Der Bischof der Evangelischen Kirche Berlin-Brandenburg-schlesische Oberlausitz, Christian Stäblein, bezog sich in seiner Predigt zum Reformationstag in der Berliner Kaiser-Wilhelm-Gedächtniskirche auf Luthers Freiheitsbegriff. Ihm sei es um „Freiheit von der Vormundschaft einer kirchlichen Macht“ gegangen, die die Menschen in Angst und Unselbständigkeit gehalten habe. Deshalb habe es die Bibel auf Deutsch gebraucht, damit jeder und jede sie lesen und sich sein Urteil selbst bilden konnte. Stäblein betonte: „Was an Freiheit für mich gilt, muss an Freiheit auch für andere gelten.“ Im Prinzip stünden die reformatorischen Entdeckungen damit zentral am Beginn des Weges zur Religionsfreiheit.
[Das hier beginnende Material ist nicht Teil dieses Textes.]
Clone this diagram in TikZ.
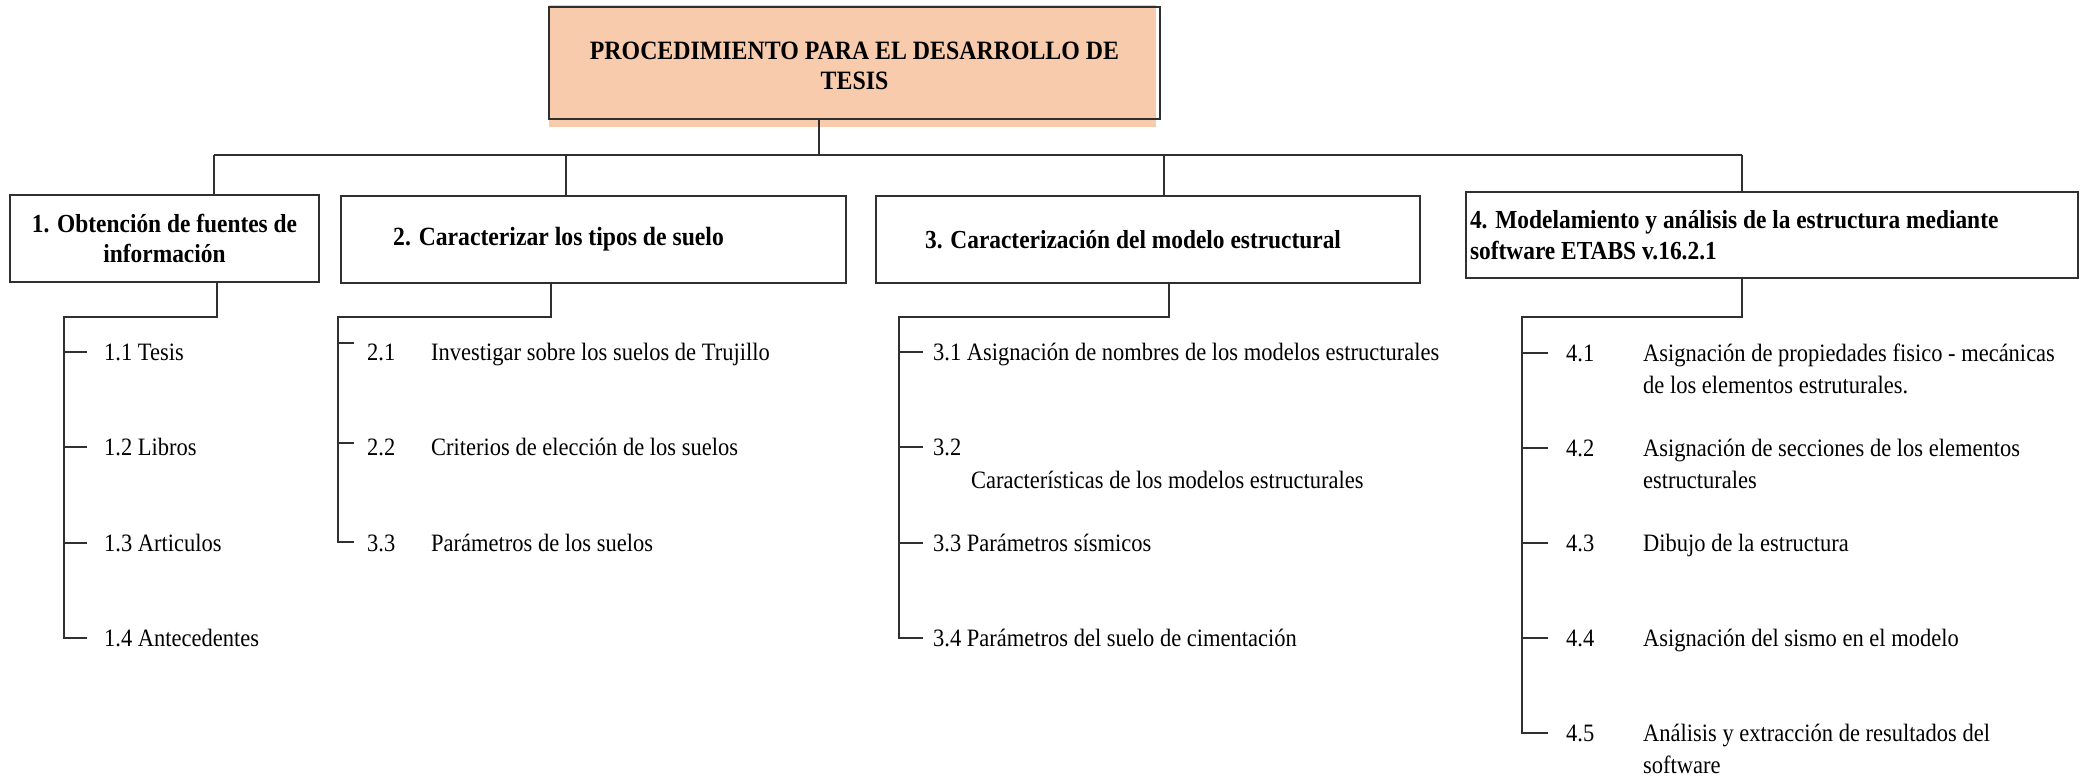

Der Berliner Bischof nutzte auch den traditionellen Empfang der Evangelischen Kirche Berlin-Brandenburg-schlesische Oberlausitz zum Reformationstag zu einem entschiedenen Appell für Religionsfreiheit und Toleranz. Er fand diesmal im Festjahr zu 1.700 Jahren jüdischem Leben in Deutschland am Potsdamer Rabbinerseminar Abraham-Geiger-Kolleg statt. Dabei betonte der Bischof, die Kirche dürfe nie mehr „in falsche Gegensätze zu den jüdischen Geschwistern geraten“.
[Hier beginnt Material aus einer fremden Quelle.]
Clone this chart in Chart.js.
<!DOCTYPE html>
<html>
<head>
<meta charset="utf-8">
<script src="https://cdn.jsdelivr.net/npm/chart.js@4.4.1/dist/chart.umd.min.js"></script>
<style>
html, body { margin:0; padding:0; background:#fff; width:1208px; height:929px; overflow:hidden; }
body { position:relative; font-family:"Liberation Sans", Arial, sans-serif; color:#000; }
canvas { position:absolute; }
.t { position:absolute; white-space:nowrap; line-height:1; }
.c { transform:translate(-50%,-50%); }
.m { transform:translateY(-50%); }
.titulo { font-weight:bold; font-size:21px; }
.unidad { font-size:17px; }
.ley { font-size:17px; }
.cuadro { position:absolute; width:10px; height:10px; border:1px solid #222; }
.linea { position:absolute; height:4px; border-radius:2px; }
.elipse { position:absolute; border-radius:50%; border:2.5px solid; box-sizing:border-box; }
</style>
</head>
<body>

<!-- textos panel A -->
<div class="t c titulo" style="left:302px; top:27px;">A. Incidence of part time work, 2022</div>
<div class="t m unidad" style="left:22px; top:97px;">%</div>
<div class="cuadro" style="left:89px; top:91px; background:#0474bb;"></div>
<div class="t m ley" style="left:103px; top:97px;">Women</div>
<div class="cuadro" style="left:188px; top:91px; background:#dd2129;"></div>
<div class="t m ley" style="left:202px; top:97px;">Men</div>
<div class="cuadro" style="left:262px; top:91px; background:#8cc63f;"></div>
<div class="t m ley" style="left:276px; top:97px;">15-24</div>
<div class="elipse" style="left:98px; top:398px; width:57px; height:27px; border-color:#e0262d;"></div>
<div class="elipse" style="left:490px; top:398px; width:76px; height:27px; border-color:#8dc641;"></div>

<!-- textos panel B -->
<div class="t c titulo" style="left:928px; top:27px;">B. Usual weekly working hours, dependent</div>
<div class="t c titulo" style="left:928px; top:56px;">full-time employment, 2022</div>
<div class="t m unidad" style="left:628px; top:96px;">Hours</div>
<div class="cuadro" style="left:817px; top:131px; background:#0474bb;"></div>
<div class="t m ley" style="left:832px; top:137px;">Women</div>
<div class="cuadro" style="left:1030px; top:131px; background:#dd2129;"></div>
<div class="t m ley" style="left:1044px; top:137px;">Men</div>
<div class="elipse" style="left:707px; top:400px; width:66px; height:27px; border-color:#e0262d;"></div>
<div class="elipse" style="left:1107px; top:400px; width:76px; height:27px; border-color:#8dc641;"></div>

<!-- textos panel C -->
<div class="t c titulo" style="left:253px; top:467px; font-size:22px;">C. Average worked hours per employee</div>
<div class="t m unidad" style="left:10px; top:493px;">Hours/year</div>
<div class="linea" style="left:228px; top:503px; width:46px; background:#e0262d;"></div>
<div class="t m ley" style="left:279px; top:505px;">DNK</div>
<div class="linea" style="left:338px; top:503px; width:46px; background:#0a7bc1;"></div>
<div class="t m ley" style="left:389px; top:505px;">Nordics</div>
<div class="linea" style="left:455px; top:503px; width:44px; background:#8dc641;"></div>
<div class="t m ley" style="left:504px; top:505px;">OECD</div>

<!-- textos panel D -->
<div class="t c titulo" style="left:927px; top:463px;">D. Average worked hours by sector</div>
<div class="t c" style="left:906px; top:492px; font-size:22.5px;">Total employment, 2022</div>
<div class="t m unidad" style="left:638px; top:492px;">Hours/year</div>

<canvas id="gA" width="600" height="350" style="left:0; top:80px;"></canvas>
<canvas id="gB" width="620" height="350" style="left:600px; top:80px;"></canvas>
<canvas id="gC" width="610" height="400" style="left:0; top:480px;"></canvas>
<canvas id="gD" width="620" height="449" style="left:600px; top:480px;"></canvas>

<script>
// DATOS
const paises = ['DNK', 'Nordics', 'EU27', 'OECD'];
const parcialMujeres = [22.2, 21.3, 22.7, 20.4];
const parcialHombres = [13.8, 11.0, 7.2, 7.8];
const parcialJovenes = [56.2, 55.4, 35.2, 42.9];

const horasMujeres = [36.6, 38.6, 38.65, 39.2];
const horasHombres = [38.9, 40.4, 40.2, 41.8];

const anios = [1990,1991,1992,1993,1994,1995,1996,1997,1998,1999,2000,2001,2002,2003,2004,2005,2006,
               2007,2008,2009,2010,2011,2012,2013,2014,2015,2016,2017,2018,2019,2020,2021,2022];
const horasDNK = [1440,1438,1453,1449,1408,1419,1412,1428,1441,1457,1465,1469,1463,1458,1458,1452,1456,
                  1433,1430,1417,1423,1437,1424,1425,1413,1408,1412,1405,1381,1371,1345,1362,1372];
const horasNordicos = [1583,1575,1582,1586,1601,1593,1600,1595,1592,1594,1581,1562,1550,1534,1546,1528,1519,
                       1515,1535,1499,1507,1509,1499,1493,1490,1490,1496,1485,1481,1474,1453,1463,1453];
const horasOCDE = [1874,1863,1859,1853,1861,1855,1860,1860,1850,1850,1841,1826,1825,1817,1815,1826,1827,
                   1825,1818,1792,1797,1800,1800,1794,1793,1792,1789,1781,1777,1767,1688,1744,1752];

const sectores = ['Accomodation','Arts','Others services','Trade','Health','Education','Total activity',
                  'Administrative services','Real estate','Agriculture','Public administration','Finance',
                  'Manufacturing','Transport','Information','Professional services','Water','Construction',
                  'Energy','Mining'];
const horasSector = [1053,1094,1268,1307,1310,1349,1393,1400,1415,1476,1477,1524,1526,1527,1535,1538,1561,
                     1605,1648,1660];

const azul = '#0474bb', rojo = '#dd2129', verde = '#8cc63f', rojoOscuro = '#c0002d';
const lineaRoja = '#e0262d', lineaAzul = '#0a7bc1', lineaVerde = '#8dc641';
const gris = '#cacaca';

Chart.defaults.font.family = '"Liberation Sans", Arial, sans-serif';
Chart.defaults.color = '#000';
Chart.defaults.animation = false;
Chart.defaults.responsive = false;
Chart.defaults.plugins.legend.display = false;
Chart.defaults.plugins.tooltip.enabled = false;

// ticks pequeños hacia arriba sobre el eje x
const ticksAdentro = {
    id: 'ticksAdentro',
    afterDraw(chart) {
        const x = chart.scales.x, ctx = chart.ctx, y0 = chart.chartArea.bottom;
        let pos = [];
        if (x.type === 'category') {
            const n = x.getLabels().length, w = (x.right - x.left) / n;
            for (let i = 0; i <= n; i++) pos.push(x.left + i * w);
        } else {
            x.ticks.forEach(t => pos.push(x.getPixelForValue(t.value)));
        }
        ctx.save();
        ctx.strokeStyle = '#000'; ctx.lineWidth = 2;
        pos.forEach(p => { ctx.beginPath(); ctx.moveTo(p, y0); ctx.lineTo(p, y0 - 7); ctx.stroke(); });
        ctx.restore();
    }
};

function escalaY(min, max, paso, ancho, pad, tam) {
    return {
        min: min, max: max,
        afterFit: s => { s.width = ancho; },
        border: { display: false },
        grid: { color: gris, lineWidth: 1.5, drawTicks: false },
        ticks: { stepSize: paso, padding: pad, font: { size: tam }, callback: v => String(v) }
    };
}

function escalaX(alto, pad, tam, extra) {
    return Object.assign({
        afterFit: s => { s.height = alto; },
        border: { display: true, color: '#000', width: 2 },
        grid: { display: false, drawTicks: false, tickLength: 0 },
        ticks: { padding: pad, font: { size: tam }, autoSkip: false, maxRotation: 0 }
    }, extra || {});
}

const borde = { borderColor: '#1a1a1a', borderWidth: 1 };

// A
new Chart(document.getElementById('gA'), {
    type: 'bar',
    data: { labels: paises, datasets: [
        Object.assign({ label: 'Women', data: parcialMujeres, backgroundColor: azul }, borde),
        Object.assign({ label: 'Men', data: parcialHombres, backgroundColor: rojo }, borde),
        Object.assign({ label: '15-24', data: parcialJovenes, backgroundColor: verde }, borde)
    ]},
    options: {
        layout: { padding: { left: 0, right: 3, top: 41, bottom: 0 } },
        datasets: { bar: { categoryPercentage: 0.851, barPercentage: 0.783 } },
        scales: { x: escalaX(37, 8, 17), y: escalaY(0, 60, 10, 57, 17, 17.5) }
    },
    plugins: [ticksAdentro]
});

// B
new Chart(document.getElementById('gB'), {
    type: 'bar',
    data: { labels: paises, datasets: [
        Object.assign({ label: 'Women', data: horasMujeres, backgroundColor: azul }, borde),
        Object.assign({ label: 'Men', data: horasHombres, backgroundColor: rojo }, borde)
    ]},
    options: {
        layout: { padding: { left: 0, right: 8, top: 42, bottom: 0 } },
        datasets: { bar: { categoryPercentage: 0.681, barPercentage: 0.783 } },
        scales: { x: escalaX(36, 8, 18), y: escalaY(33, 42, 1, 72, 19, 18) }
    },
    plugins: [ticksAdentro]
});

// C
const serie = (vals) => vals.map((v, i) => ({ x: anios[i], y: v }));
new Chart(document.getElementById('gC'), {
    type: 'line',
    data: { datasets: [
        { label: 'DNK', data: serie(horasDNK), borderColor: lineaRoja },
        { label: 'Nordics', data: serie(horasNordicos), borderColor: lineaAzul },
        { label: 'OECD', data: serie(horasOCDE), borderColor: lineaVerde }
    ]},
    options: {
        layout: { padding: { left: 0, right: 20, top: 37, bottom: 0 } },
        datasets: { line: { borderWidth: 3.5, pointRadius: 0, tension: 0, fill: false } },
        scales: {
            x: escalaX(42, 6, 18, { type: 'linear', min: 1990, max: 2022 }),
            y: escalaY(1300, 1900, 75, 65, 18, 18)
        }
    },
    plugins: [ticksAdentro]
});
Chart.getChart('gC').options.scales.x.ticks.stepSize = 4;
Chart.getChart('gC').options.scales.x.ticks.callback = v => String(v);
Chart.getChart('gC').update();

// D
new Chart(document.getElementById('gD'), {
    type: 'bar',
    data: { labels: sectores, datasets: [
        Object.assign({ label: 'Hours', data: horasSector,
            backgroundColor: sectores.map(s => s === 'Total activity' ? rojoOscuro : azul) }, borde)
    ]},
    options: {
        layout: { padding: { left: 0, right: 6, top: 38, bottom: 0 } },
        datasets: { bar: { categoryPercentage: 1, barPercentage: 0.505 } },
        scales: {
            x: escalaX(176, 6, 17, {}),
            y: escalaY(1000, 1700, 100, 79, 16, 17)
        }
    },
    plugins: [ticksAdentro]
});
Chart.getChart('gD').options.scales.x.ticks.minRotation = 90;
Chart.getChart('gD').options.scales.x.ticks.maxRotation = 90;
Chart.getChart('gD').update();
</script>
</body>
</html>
Um an die Übersetzung des Neuen Testaments zu erinnern, startete in Thüringen am Sonntag ein touristisches Themenjahr. Dabei betonte der thüringische Ministerpräsident Bodo Ramelow (Linke) die Bedeutung der Übersetzung: „Luther legte das Fundament der deutschen Schriftsprache.“

Am Reformationstag erinnern Protestanten in aller Welt an die Anfänge der evangelischen Kirche vor rund 500 Jahren. Die von Martin Luther um den 31. Oktober 1517 von Wittenberg aus verbreiteten 95 Thesen gegen kirchliche Missstände wurden zum Ausgang einer christlichen Erneuerungsbewegung.